Художник‑барин 2 июля 1839 года родился Константин Егорович Маковский, русский художник, один из основателей «Товарищества передвижных художественных выставок»

Konstantin_Makovsky-Self-Portrait-1856

2 июля 1839 года родился Константин Егорович Маковский (†1915), русский художник, один из основателей «Товарищества передвижных художественных выставок» (довольно рано вышел из него и выставлялся отдельно). Похоронен на Никольском кладбище Александро-Невской лавры.
Маковский — один из самых ярких представителей академизма. Автор картин на исторические и мифологические темы, идеалистических зарисовок из народной жизни, пейзажей, натюрмортов, а также многочисленных портретов, в том числе царственных особ и других выдающихся деятелей второй половины XIX — начала XX веков. Современники и исследователи отмечали, что большинство его работ сколь ярки, столь и бессодержательны. Однако среди картин Маковского есть очень глубокие, мастерски выполненные вещи.
По словам художника Якова Даниловича Минченкова, «Константин Маковский держал себя большим барином, ходил чуть ли не в боярском костюме, выдерживал тон большого, знатного артиста. Зарабатывал большие деньги и умел их проживать. Писал в угоду большой буржуазной публике сладкие ложнорусские сцены и бесконечные головки боярышень и в конце стал типичным поставщиком художественного рынка».

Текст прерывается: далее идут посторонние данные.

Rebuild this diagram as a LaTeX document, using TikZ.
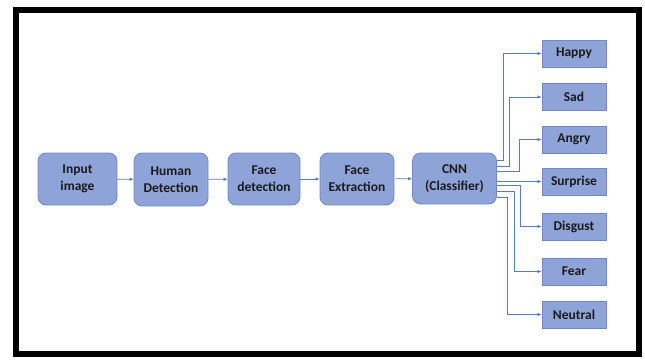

Известный публицист Владимир Стасов осторожно и критично сравнивал Маковского с Карлом Брюлловым: «Лишь много лет спустя явились художники, на вид как будто похожие на брюлловских последователей и продолжателей: Константин Маковский и Семирадский. Но это может показаться именно только на вид и только при поверхностном наблюдении. Оба художника были натурами, ничего общего не имеющими ни с его болонезским темпераментом, ни с его болонской школой. Подобных слишком скорых сравнений надо остерегаться. Главное у обоих были — световые эффекты, солнечное освещение, любовь к краскам, щеголянье размашисто написанными, богатыми аксессуарами (галуны, позументы, шелки, бархаты, перья, перламутры, бронзы, мраморы, пронизанная солнечными лучами листва), наконец, пристрастие у Семирадского к античности, а у Константина Маковского пристрастие ко всему старинному барскому русскому блеску и бутафорству. Ничего подобного у Брюллова не было. Ни античности, ни древнерусского, он ничего этого не любил и о них не заботился: попробовал по разу и бросил навсегда. Вообще все реальное в живописи очень мало его интересовало. Ему бы все только аллегории, да полеты на облаках, да «остроумные» разные выдумки и хитрости. Нет, нет, на Константина Маковского и Семирадского все действовали совершенно другие влияния, более новые и реальные. Мыслей у них никаких особенных не было, но «Перенесение меккского ковра», русские старинные «пиры», «поцелуи» русских гаремных невест, толпы римлян язычников и новых христиан, пляска голых гречанок — все это говорит о любви к толпе, к многолюдным массам, к богатству, к обилию, роскоши, шуму, звону, блистанию — и больше ни о чем. Все брюлловское было совершенно другое».